The FTC is currently reviewing the Used Car Rule to examine
its effectiveness and to determine whether amendments could
increase that effectiveness. As part of our review, we asked
for comments and we have received many thoughtful comments,
some from the panelists you will hear from today. Generally,
commenters expressed support for the rule. Some suggest
expanding its scope to require broader disclosures and others
prefer to make only minor modifications. I can't comment on the
Commission's likelihood of adopting any particular
recommendation today but we will of course give all comments
careful consideration as the Commission considers next steps.
Consumer education materials put out by the FTC encourage
consumers to get information about a car's condition by seeking
an independent inspection and by checking the car information
against the National Insurance Crime Bureau's database of
vehicle. These steps can help consumers avoid buying cars that
have prior damage, and we are pleased, as some of the members
have also indicated, that the Department of Justice's National
Motor Vehicle Title Information System, which compiles
information from States, insurance carriers and salvage yards,
has recently been made available to consumers. The emergence of
these and other publicly available databases can help consumers
get accurate information about a car's titling, odometer data
and certain damage history, and the Commission staff is
updating our education materials to tell consumers about the
newly available DOJ system. And we certainly recognize comments
made by some of the members about the digital divide, how to
get information to consumers who don't have Internet and
electronic information access is a big challenge, and I am
happy to talk more about that later in questions and answers.
Of course, to buy a car, a consumer usually needs a loan.
At the FTC, we protect consumers at every stage of the credit
lifecycle from when credit is first advertised to when debts
are collected. The Commission does this by enforcing section 5
of the FTC Act, which prohibits unfair and deceptive acts and
practices as well as through enforcement of the Truth in
Lending Act. Most recently the FTC's work in this area has
focused on mortgage lending but the FTC has previously brought
29 cases alleging deception in the advertising of financing and
lease terms for cars. In these cases car manufacturers,
dealerships and ad agencies settled FTC charges that their ads
misrepresented credit or lease terms available to consumers.

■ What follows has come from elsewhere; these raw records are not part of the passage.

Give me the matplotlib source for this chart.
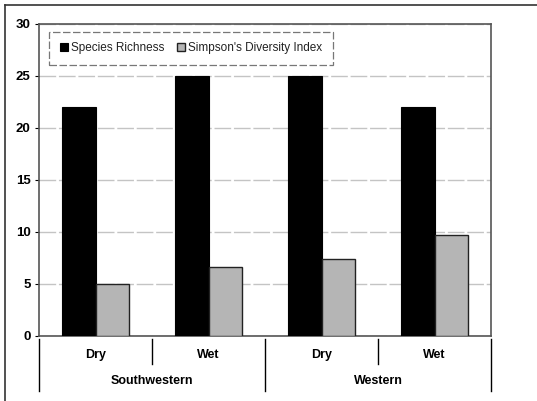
import matplotlib.pyplot as plt
import numpy as np
from matplotlib.lines import Line2D

plt.rcParams['font.family'] = ['Liberation Sans', 'DejaVu Sans']

# === Data ===
regions = ['Southwestern', 'Western']
seasons = ['Dry', 'Wet', 'Dry', 'Wet']
species_richness = [22, 25, 25, 22]
simpson_index = [5.0, 6.6, 7.4, 9.7]

# === Plot ===
fig = plt.figure(figsize=(5.37, 4.01), dpi=100)
ax = fig.add_axes([39 / 537, 65 / 401, 452 / 537, 312 / 401])

x = np.arange(len(seasons))
w = 0.3
ax.bar(x - w / 2, species_richness, w, color='black', edgecolor='black',
       linewidth=0.8, label='Species Richness', zorder=3)
ax.bar(x + w / 2, simpson_index, w, color='#b5b5b5', edgecolor='#222222',
       linewidth=1.0, label="Simpson's Diversity Index", zorder=3)

ax.set_xlim(-0.5, len(seasons) - 0.5)
ax.set_ylim(0, 30)
ax.set_yticks(range(0, 31, 5))
ax.yaxis.grid(True, color='#c4c4c4', linewidth=1.0, linestyle=(0, (12, 2)), zorder=0)
ax.set_xticks([])
ax.tick_params(axis='y', length=3, width=0.8, pad=3)
for lbl in ax.get_yticklabels():
    lbl.set_fontweight('bold')
    lbl.set_fontsize(9.5)
for s in ax.spines.values():
    s.set_color('#555555')
    s.set_linewidth(1.2)

# category labels and separators below the axis
trans = ax.get_xaxis_transform()
for i, s in enumerate(seasons):
    ax.text(i, -0.06, s, transform=trans, ha='center', va='center',
            fontsize=9, fontweight='bold')
for b in [0.5, 2.5]:
    ax.add_line(Line2D([b, b], [-0.01, -0.09], transform=trans, color='black',
                       linewidth=1.0, clip_on=False))
for b in [-0.5, 1.5, 3.5]:
    ax.add_line(Line2D([b, b], [-0.01, -0.175], transform=trans, color='black',
                       linewidth=1.0, clip_on=False))
for j, r in enumerate(regions):
    ax.text(2 * j + 0.5, -0.145, r, transform=trans, ha='center', va='center',
            fontsize=9, fontweight='bold')

leg = ax.legend(loc='upper left', ncol=2, fontsize=8.5, frameon=True,
                fancybox=False, handlelength=0.7, handleheight=0.7,
                handletextpad=0.3, columnspacing=1.0,
                bbox_to_anchor=(0.022, 0.975), borderpad=0.9, borderaxespad=0)
leg.get_frame().set_edgecolor('#555555')
leg.get_frame().set_linewidth(0.9)
leg.get_frame().set_linestyle((0, (6, 2)))
for t in leg.get_texts():
    t.set_color('#222222')

# figure border (top and left)
fig.add_artist(Line2D([5 / 537, 1], [1 - 5 / 401, 1 - 5 / 401],
                      transform=fig.transFigure, color='#333333', linewidth=1.2))
fig.add_artist(Line2D([5 / 537, 5 / 537], [0, 1 - 5 / 401],
                      transform=fig.transFigure, color='#333333', linewidth=1.2))

plt.savefig('out.png', dpi=100)
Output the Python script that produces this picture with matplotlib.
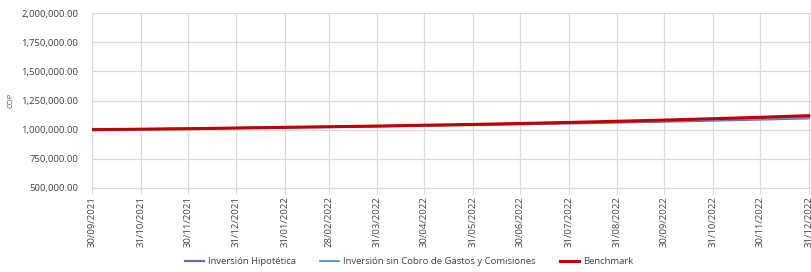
import matplotlib
matplotlib.use("Agg")
import matplotlib.pyplot as plt
from matplotlib.ticker import FuncFormatter
import pandas as pd

dates = ["2021-09-30", "2021-10-31", "2021-11-30", "2021-12-31", "2022-01-31",
         "2022-02-28", "2022-03-31", "2022-04-30", "2022-05-31", "2022-06-30",
         "2022-07-31", "2022-08-31", "2022-09-30", "2022-10-31", "2022-11-30",
         "2022-12-31"]
hipotetica = [1000000, 1004500, 1008500, 1013500, 1019000, 1023000, 1028500, 1034500,
              1040000, 1046500, 1053500, 1061000, 1069000, 1078000, 1087000, 1097000]
sin_cobro = [1000000, 1005000, 1009500, 1015000, 1021000, 1025500, 1031500, 1038000,
             1044000, 1051000, 1058500, 1066500, 1075000, 1084500, 1094000, 1104500]
benchmark = [1000000, 1004000, 1008000, 1014000, 1020000, 1025000, 1031000, 1038000,
             1045000, 1053000, 1062000, 1072000, 1082000, 1094000, 1106000, 1120000]
tick_labels = ["30/09/2021", "31/10/2021", "30/11/2021", "31/12/2021", "31/01/2022",
               "28/02/2022", "31/03/2022", "30/04/2022", "31/05/2022", "30/06/2022",
               "31/07/2022", "31/08/2022", "30/09/2022", "31/10/2022", "30/11/2022",
               "31/12/2022"]
y_ticks = [500000, 750000, 1000000, 1250000, 1500000, 1750000, 2000000]

plt.rcParams['font.family'] = ['Open Sans', 'DejaVu Sans']

x = pd.to_datetime(dates)
fig = plt.figure(figsize=(8.11, 2.72), dpi=100)
ax = fig.add_axes([92/811, 1 - 188/272, (811 - 92)/811, (188 - 13)/272])

ax.plot(x, hipotetica, color="#7E5FB8", lw=1.6, label="Inversión Hipotética", zorder=3)
ax.plot(x, sin_cobro, color="#5B9BD5", lw=1.4, label="Inversión sin Cobro de Gastos y Comisiones", zorder=3)
ax.plot(x, benchmark, color="#C00000", lw=2.2, label="Benchmark", zorder=4)

ax.set_ylim(500000, 2000000)
ax.set_yticks(y_ticks)
ax.yaxis.set_major_formatter(FuncFormatter(lambda v, p: f"{v:,.2f}"))
ax.set_xlim(pd.Timestamp("2021-09-30"), pd.Timestamp("2023-01-01 12:00"))
ax.set_xticks(x)
ax.set_xticklabels(tick_labels, rotation=90)

ax.grid(True, color="#D9D9D9", lw=0.9)
ax.set_axisbelow(True)
for s in ["top", "right", "left"]:
    ax.spines[s].set_visible(False)
ax.spines["bottom"].set_color("#D9D9D9")
ax.tick_params(axis="y", length=0, labelsize=6.8, colors="#404040", pad=10)
ax.tick_params(axis="x", length=4, color="#D9D9D9", labelsize=6.8, labelcolor="#404040", pad=2)

ax.set_ylabel("COP", fontsize=5.5, color="#44546A", labelpad=5)

fig.legend(loc="center", bbox_to_anchor=(409/811, 1 - 262/272), ncol=3, frameon=False,
           fontsize=6.8, handlelength=2.0, handletextpad=0.4, columnspacing=2.6,
           labelcolor="#404040")

fig.savefig("out.png", dpi=100)
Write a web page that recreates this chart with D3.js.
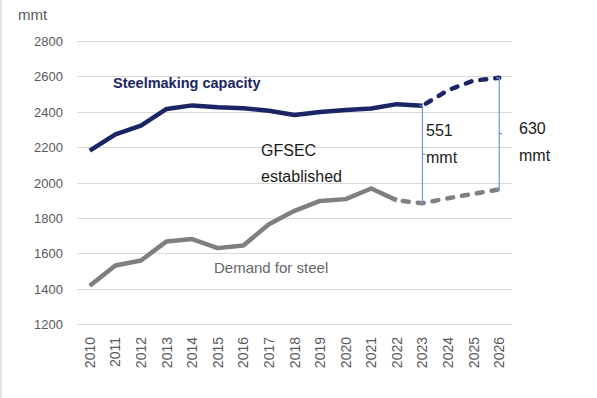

As important as loan origination is, however, it is just as
important for consumers to avoid falling deeply into debt on a
loan secured by their car. Some debt cycles can begin with an
emergency need for cash that is fulfilled by costly car title
loans. The Commission enforces the Truth in Lending Act to make
sure consumers know the cost of credit including high-cost
payday and car title loans, and the Commission protects
consumers who fall into debt by enforcing the Fair Debt
Collection Practices Act. Pursuant to these statutes, the FTC
investigates and brings law enforcement actions against
lenders, abusive debt collectors, credit repair companies and
debt settlement firms who target delinquent customers who are
in default.
Thanks again for the opportunity to testify. I am happy to
take your questions.
[The prepared statement of Ms. Harrington follows:]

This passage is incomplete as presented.